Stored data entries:
-- Start --

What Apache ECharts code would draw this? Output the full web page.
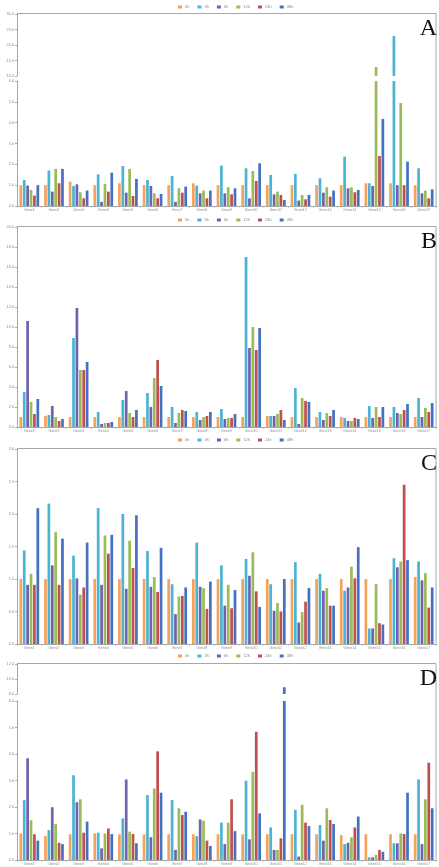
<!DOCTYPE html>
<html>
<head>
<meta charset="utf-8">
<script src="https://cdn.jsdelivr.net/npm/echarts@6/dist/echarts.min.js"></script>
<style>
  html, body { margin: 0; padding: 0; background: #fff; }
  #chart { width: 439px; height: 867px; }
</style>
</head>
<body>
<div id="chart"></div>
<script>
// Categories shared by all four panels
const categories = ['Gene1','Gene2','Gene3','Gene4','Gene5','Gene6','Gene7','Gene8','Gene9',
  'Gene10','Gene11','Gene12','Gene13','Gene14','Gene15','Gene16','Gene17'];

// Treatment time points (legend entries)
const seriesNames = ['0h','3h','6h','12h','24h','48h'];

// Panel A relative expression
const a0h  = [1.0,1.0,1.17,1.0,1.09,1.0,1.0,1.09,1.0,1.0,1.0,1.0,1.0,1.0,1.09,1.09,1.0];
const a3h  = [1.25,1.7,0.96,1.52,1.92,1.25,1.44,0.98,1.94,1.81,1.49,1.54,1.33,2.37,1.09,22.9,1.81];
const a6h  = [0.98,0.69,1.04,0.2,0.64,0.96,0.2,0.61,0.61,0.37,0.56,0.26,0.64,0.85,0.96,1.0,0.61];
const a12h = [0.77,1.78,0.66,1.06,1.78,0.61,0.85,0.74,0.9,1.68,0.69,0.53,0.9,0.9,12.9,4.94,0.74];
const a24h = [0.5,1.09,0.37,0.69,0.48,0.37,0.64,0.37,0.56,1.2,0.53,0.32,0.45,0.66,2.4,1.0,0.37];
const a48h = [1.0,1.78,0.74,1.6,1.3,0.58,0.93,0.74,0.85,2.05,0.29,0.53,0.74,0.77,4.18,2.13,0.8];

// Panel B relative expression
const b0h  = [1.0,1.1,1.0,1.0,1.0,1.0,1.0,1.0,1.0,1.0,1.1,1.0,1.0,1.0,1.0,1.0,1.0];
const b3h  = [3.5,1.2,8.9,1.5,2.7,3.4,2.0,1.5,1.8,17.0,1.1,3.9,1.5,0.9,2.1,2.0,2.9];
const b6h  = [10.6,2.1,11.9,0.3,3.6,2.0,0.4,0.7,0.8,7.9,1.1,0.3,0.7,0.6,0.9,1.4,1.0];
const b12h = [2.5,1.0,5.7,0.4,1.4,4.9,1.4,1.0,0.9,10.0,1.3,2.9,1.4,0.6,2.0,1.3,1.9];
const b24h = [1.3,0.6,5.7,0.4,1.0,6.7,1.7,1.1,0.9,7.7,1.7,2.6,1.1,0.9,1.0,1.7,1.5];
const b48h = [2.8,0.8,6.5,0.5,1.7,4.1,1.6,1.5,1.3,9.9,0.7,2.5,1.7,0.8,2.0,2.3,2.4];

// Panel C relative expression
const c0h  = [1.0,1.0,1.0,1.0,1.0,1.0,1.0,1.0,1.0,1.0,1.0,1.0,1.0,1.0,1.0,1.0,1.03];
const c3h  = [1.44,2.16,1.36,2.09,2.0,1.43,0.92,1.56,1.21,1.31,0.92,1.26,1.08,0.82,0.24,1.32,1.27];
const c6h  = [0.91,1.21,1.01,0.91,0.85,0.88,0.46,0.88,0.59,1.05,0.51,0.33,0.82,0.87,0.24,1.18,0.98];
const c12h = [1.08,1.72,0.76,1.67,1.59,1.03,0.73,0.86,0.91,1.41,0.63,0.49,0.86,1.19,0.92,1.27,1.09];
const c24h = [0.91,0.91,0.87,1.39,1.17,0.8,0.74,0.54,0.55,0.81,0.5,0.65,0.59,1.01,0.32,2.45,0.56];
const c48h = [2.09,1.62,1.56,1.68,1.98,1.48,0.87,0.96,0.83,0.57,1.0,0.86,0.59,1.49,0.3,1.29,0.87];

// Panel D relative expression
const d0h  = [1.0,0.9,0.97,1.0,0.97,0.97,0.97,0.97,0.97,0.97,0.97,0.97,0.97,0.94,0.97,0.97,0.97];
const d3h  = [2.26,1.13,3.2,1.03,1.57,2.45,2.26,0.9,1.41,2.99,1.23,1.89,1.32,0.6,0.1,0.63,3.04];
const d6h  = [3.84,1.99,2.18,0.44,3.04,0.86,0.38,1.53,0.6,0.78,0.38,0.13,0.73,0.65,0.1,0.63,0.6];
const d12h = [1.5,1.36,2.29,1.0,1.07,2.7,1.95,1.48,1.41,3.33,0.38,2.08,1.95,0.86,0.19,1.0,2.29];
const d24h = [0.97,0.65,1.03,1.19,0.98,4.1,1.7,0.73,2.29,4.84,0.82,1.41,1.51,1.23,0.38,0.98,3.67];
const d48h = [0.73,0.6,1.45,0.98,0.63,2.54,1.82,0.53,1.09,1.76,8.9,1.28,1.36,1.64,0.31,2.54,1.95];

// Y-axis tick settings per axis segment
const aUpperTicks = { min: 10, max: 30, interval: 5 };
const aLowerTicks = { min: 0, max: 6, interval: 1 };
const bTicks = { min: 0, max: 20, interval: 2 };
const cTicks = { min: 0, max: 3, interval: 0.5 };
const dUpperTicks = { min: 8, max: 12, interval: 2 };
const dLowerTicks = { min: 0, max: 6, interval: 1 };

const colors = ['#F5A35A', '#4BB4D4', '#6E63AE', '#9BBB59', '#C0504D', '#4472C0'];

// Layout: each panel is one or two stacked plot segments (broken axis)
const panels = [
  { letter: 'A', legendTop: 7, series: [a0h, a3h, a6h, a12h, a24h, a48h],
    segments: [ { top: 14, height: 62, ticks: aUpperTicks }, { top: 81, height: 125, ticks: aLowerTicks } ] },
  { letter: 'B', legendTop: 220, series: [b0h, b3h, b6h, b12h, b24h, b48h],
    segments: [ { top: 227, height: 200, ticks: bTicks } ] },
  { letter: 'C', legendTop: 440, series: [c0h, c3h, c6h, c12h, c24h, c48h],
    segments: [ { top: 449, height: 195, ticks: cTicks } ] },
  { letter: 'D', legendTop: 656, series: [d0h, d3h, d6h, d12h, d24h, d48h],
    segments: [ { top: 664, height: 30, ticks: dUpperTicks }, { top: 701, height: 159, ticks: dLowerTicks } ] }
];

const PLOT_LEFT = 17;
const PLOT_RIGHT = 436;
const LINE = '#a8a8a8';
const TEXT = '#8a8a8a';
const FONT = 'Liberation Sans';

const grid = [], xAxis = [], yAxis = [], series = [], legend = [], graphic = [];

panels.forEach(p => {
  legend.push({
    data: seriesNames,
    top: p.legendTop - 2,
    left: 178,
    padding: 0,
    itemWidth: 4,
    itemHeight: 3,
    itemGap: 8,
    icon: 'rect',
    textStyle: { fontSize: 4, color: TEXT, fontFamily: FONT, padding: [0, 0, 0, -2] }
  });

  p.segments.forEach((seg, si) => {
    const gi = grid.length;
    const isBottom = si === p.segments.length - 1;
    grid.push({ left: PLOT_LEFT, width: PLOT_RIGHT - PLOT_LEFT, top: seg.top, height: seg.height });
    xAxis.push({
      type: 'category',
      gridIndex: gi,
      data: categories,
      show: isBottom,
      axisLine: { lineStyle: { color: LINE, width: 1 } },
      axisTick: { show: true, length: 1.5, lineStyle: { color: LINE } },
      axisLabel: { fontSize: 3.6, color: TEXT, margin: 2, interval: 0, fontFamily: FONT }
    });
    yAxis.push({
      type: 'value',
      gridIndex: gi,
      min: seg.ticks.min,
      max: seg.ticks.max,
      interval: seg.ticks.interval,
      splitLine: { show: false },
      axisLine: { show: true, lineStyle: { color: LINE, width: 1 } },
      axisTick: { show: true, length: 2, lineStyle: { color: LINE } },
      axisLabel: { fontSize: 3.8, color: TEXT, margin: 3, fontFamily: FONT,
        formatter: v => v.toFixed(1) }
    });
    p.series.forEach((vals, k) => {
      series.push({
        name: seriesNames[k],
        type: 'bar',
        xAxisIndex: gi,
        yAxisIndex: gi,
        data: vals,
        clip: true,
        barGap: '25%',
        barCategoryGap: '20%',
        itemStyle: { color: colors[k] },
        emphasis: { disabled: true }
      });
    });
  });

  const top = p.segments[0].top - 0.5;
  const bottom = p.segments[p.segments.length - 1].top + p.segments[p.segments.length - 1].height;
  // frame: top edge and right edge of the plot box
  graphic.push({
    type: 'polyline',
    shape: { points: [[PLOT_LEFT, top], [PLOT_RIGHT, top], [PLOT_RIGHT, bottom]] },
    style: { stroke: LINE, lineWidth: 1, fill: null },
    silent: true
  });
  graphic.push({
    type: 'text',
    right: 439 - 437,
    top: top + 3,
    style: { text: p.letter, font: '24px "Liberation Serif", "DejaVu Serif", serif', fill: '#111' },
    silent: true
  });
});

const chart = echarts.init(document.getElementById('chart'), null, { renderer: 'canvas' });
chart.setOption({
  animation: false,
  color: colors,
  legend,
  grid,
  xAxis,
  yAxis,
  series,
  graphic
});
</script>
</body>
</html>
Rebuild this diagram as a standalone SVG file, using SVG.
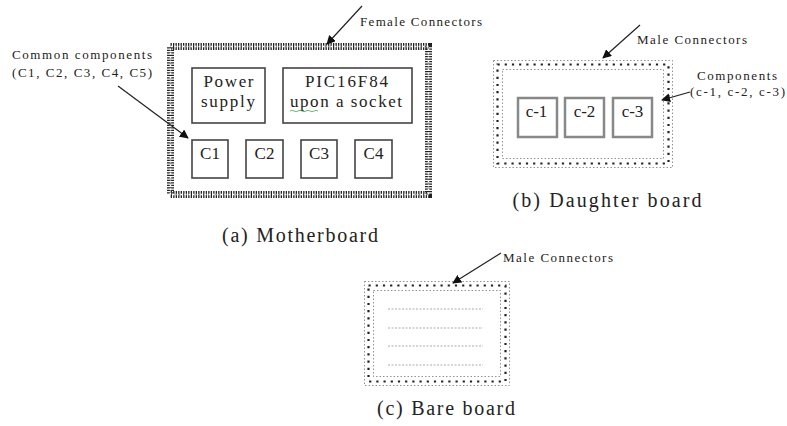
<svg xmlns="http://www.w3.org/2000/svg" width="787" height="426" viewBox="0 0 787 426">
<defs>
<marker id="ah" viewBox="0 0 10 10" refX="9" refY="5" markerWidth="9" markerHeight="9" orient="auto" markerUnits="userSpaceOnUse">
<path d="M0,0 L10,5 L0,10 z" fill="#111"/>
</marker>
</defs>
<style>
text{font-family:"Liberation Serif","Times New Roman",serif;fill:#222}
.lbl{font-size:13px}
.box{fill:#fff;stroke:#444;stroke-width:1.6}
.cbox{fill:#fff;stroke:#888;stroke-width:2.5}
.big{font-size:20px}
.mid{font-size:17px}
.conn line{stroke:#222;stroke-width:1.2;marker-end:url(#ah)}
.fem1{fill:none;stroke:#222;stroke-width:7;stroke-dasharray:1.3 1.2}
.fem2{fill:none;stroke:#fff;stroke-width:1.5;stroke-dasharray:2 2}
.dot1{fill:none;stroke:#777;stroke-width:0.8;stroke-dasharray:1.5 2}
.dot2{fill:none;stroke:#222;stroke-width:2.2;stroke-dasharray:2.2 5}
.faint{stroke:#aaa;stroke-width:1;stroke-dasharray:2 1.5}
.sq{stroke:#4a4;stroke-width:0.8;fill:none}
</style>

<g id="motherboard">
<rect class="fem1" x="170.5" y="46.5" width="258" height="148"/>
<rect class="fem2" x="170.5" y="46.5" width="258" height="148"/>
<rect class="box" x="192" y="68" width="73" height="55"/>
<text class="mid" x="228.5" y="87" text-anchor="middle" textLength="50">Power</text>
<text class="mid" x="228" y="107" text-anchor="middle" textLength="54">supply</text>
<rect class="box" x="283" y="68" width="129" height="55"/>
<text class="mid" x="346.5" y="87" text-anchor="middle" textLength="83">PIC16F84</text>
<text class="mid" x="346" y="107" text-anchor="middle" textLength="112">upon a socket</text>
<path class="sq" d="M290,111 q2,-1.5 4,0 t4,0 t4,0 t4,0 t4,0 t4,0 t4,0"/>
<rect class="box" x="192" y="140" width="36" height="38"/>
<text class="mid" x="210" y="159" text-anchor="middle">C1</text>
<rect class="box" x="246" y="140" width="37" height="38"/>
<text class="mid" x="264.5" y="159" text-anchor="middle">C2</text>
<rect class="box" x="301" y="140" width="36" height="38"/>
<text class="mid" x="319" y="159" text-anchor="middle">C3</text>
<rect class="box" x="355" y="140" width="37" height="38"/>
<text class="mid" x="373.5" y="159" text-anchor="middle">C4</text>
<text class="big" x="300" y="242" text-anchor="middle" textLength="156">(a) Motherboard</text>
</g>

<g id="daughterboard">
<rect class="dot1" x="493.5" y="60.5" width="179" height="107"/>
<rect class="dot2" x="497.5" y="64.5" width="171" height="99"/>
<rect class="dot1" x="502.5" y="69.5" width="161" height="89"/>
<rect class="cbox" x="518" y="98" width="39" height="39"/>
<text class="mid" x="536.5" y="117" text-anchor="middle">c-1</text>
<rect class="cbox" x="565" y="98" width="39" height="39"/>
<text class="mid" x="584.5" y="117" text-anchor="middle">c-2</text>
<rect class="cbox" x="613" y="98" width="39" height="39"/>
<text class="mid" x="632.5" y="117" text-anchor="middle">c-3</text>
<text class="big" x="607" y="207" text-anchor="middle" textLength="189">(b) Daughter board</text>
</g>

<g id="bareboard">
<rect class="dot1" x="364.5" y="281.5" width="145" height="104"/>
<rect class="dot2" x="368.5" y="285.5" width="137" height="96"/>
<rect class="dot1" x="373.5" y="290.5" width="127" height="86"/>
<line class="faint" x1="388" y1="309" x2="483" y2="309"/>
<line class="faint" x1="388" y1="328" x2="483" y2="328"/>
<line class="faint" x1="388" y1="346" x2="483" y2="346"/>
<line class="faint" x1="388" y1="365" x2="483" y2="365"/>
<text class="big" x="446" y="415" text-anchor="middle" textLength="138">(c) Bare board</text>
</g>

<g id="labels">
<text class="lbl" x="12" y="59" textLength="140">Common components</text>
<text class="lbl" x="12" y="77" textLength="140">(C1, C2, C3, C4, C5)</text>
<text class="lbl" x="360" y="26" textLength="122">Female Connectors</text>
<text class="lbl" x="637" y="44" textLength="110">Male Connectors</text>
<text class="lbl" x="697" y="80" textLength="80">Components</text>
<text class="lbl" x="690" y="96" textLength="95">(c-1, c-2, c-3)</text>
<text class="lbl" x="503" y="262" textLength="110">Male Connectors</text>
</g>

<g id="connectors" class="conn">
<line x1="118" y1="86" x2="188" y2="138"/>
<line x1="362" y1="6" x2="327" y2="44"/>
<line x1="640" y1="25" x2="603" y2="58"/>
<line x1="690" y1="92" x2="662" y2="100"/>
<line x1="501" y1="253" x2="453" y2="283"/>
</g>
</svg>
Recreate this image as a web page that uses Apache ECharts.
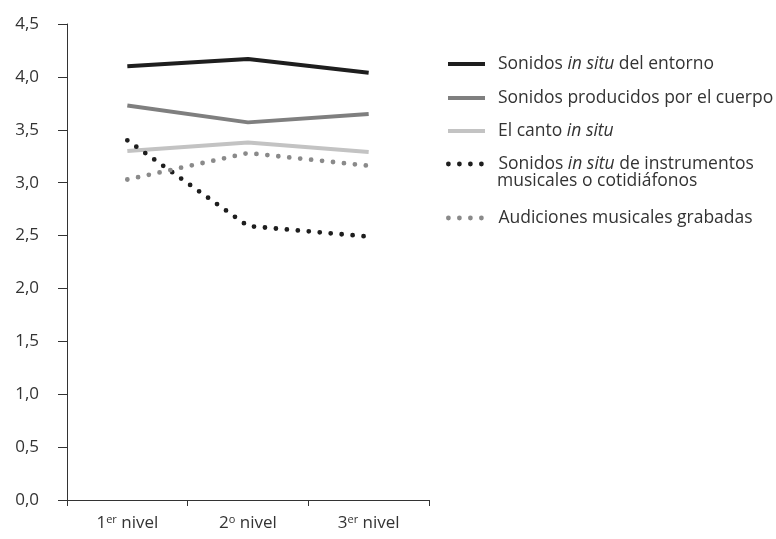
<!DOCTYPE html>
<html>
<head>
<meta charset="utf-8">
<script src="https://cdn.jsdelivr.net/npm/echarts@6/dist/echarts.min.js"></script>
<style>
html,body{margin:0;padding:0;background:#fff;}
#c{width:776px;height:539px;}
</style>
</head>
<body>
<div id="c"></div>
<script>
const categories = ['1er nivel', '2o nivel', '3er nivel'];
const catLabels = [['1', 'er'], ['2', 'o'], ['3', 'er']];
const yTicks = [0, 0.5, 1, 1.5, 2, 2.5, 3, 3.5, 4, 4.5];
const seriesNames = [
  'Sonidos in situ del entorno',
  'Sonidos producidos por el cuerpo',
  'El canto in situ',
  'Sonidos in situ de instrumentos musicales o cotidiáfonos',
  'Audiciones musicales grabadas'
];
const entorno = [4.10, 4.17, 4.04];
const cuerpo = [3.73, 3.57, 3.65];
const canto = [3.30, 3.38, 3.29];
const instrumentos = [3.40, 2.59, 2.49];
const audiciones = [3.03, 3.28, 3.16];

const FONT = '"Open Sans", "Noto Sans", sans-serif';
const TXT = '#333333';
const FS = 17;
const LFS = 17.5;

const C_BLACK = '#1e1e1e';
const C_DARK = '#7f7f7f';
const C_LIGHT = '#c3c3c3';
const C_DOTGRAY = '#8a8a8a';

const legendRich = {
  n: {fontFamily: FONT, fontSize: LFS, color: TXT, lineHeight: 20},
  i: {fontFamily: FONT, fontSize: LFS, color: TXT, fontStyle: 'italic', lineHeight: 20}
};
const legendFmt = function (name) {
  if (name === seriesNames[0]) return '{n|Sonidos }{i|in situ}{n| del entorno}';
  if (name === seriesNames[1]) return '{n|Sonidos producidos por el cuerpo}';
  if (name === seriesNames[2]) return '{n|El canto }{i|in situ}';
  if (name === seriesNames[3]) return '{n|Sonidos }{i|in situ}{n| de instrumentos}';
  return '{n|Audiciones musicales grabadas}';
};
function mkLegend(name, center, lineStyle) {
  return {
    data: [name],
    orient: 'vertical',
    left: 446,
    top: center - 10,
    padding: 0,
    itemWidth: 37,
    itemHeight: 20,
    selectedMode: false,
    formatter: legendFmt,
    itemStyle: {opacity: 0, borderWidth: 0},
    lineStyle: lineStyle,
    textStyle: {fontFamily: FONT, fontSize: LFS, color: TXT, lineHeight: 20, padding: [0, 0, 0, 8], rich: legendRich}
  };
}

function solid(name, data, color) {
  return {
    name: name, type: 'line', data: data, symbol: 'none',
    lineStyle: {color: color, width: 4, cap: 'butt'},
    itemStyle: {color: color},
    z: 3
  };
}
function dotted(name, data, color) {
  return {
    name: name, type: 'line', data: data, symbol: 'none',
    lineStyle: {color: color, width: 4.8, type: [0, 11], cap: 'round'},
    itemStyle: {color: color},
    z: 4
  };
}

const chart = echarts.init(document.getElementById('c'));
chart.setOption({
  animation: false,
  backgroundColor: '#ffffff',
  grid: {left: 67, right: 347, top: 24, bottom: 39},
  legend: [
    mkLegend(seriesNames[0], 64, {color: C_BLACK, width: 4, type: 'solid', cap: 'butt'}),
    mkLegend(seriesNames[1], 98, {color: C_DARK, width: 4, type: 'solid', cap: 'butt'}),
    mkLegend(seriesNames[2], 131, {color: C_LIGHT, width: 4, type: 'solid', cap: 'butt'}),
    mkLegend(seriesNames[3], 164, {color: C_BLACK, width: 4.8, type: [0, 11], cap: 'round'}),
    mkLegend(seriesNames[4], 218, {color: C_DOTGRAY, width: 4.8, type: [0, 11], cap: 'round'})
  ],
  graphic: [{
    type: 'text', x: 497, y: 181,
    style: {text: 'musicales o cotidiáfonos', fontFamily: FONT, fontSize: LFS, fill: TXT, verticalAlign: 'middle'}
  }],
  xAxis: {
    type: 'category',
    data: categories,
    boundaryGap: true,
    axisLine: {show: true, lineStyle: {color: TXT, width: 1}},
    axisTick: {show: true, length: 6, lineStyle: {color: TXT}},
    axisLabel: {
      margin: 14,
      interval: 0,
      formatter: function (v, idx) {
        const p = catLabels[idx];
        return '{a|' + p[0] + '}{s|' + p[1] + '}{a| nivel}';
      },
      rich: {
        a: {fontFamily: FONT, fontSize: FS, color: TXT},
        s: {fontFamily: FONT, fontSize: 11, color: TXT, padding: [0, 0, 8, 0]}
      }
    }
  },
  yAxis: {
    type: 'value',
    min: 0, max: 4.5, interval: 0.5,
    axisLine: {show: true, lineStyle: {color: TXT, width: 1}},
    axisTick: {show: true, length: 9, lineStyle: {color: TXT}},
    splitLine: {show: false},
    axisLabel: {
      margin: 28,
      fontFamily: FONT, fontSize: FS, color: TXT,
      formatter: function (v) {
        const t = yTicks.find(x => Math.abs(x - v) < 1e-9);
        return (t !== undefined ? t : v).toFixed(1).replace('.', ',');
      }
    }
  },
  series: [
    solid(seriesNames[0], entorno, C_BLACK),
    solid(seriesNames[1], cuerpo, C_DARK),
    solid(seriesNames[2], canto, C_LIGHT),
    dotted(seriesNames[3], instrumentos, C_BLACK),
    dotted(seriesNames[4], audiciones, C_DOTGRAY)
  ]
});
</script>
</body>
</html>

-- End --

- **Problem to work on**
Skip all pictures. Output only the lines from the one containing "Recreate this image" to the one containing "const audiciones = [3.03, 3.28, 3.16];", both lines included.

- **Written solution**
Recreate this image as a web page that uses Apache ECharts.
<!DOCTYPE html>
<html>
<head>
<meta charset="utf-8">
<script src="https://cdn.jsdelivr.net/npm/echarts@6/dist/echarts.min.js"></script>
<style>
html,body{margin:0;padding:0;background:#fff;}
#c{width:776px;height:539px;}
</style>
</head>
<body>
<div id="c"></div>
<script>
const categories = ['1er nivel', '2o nivel', '3er nivel'];
const catLabels = [['1', 'er'], ['2', 'o'], ['3', 'er']];
const yTicks = [0, 0.5, 1, 1.5, 2, 2.5, 3, 3.5, 4, 4.5];
const seriesNames = [
  'Sonidos in situ del entorno',
  'Sonidos producidos por el cuerpo',
  'El canto in situ',
  'Sonidos in situ de instrumentos musicales o cotidiáfonos',
  'Audiciones musicales grabadas'
];
const entorno = [4.10, 4.17, 4.04];
const cuerpo = [3.73, 3.57, 3.65];
const canto = [3.30, 3.38, 3.29];
const instrumentos = [3.40, 2.59, 2.49];
const audiciones = [3.03, 3.28, 3.16];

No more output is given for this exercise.